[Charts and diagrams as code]
## START

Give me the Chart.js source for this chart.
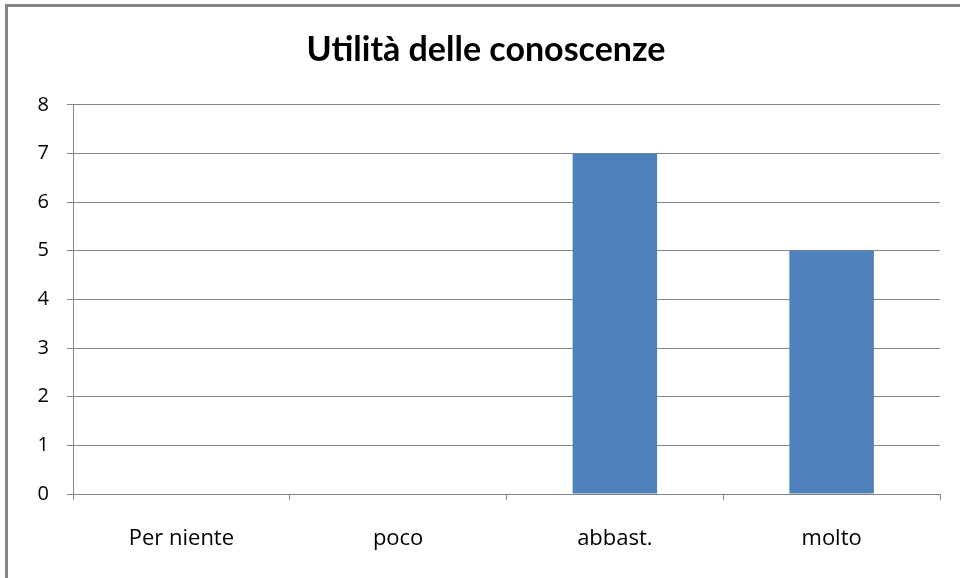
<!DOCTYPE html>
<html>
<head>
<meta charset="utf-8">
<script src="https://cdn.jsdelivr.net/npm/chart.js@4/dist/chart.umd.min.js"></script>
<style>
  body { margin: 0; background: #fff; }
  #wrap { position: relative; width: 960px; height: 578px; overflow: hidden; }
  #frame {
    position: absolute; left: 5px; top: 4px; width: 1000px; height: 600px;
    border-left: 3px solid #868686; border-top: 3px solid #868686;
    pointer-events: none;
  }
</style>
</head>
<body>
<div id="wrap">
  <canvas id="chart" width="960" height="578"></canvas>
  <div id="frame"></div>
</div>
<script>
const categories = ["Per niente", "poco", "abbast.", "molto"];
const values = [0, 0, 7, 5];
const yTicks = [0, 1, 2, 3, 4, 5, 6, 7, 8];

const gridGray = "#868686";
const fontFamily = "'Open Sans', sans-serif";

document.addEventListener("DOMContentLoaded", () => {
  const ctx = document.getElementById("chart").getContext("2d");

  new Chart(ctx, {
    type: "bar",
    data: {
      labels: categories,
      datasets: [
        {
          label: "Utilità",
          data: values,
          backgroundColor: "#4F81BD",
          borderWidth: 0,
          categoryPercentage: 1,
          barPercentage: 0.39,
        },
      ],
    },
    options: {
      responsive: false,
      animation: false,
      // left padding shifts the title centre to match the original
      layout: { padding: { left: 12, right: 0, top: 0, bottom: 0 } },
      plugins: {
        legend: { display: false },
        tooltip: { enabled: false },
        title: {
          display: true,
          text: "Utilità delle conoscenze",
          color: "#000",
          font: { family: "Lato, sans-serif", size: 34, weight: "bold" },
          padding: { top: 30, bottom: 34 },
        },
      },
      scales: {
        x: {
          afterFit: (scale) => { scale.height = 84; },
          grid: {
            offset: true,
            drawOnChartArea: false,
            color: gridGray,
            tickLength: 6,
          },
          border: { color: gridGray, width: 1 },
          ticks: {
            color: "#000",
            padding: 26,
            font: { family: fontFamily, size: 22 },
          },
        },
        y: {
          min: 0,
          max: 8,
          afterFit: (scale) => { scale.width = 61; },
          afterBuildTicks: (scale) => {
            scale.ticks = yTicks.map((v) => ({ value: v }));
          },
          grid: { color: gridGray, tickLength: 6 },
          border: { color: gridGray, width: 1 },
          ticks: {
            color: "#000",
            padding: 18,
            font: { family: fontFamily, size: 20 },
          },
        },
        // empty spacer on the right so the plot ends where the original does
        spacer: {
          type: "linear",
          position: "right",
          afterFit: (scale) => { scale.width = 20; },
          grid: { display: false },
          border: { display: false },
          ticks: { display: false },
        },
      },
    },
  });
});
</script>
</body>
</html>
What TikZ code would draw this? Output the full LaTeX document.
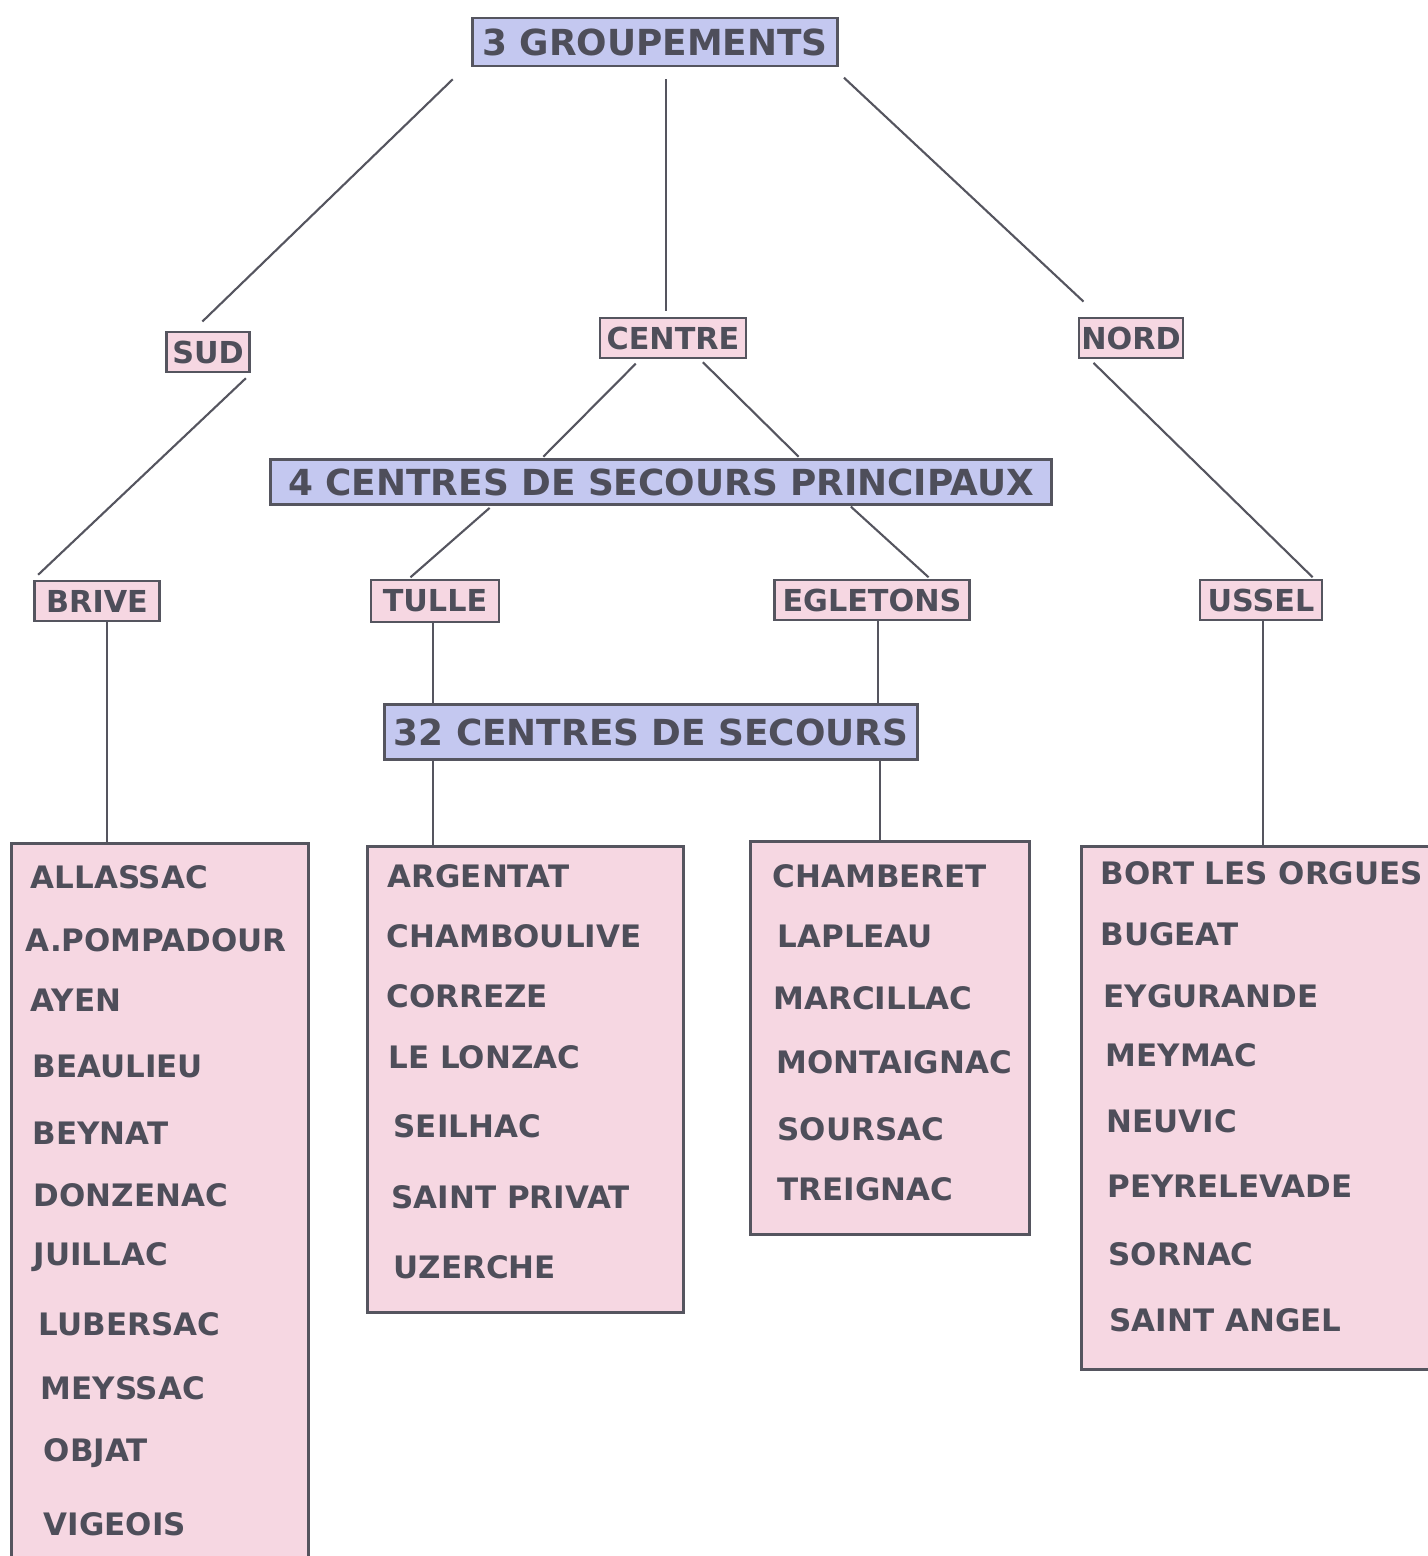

## END

• _DIRECTIONS FOR THIS TASK_: Pictures stay out; reproduce every line of the records exactly.

• _FULL RESPONSE_:
Give me the Chart.js source for this chart.
<!DOCTYPE html>
<html>
<head>
<meta charset="utf-8">
<script src="https://cdn.jsdelivr.net/npm/chart.js@4/dist/chart.umd.min.js"></script>
<style>
  body { margin: 0; background: #fff; }
  #wrap { position: relative; width: 960px; height: 578px; overflow: hidden; }
  #frame {
    position: absolute; left: 5px; top: 4px; width: 1000px; height: 600px;
    border-left: 3px solid #868686; border-top: 3px solid #868686;
    pointer-events: none;
  }
</style>
</head>
<body>
<div id="wrap">
  <canvas id="chart" width="960" height="578"></canvas>
  <div id="frame"></div>
</div>
<script>
const categories = ["Per niente", "poco", "abbast.", "molto"];
const values = [0, 0, 7, 5];
const yTicks = [0, 1, 2, 3, 4, 5, 6, 7, 8];

const gridGray = "#868686";
const fontFamily = "'Open Sans', sans-serif";

document.addEventListener("DOMContentLoaded", () => {
  const ctx = document.getElementById("chart").getContext("2d");

  new Chart(ctx, {
    type: "bar",
    data: {
      labels: categories,
      datasets: [
        {
          label: "Utilità",
          data: values,
          backgroundColor: "#4F81BD",
          borderWidth: 0,
          categoryPercentage: 1,
          barPercentage: 0.39,
        },
      ],
    },
    options: {
      responsive: false,
      animation: false,
      // left padding shifts the title centre to match the original
      layout: { padding: { left: 12, right: 0, top: 0, bottom: 0 } },
      plugins: {
        legend: { display: false },
        tooltip: { enabled: false },
        title: {
          display: true,
          text: "Utilità delle conoscenze",
          color: "#000",
          font: { family: "Lato, sans-serif", size: 34, weight: "bold" },
          padding: { top: 30, bottom: 34 },
        },
      },
      scales: {
        x: {
          afterFit: (scale) => { scale.height = 84; },
          grid: {
            offset: true,
            drawOnChartArea: false,
            color: gridGray,
            tickLength: 6,
          },
          border: { color: gridGray, width: 1 },
          ticks: {
            color: "#000",
            padding: 26,
            font: { family: fontFamily, size: 22 },
          },
        },
        y: {
          min: 0,
          max: 8,
          afterFit: (scale) => { scale.width = 61; },
          afterBuildTicks: (scale) => {
            scale.ticks = yTicks.map((v) => ({ value: v }));
          },
          grid: { color: gridGray, tickLength: 6 },
          border: { color: gridGray, width: 1 },
          ticks: {
            color: "#000",
            padding: 18,
            font: { family: fontFamily, size: 20 },
          },
        },
        // empty spacer on the right so the plot ends where the original does
        spacer: {
          type: "linear",
          position: "right",
          afterFit: (scale) => { scale.width = 20; },
          grid: { display: false },
          border: { display: false },
          ticks: { display: false },
        },
      },
    },
  });
});
</script>
</body>
</html>
What TikZ code would draw this? Output the full LaTeX document.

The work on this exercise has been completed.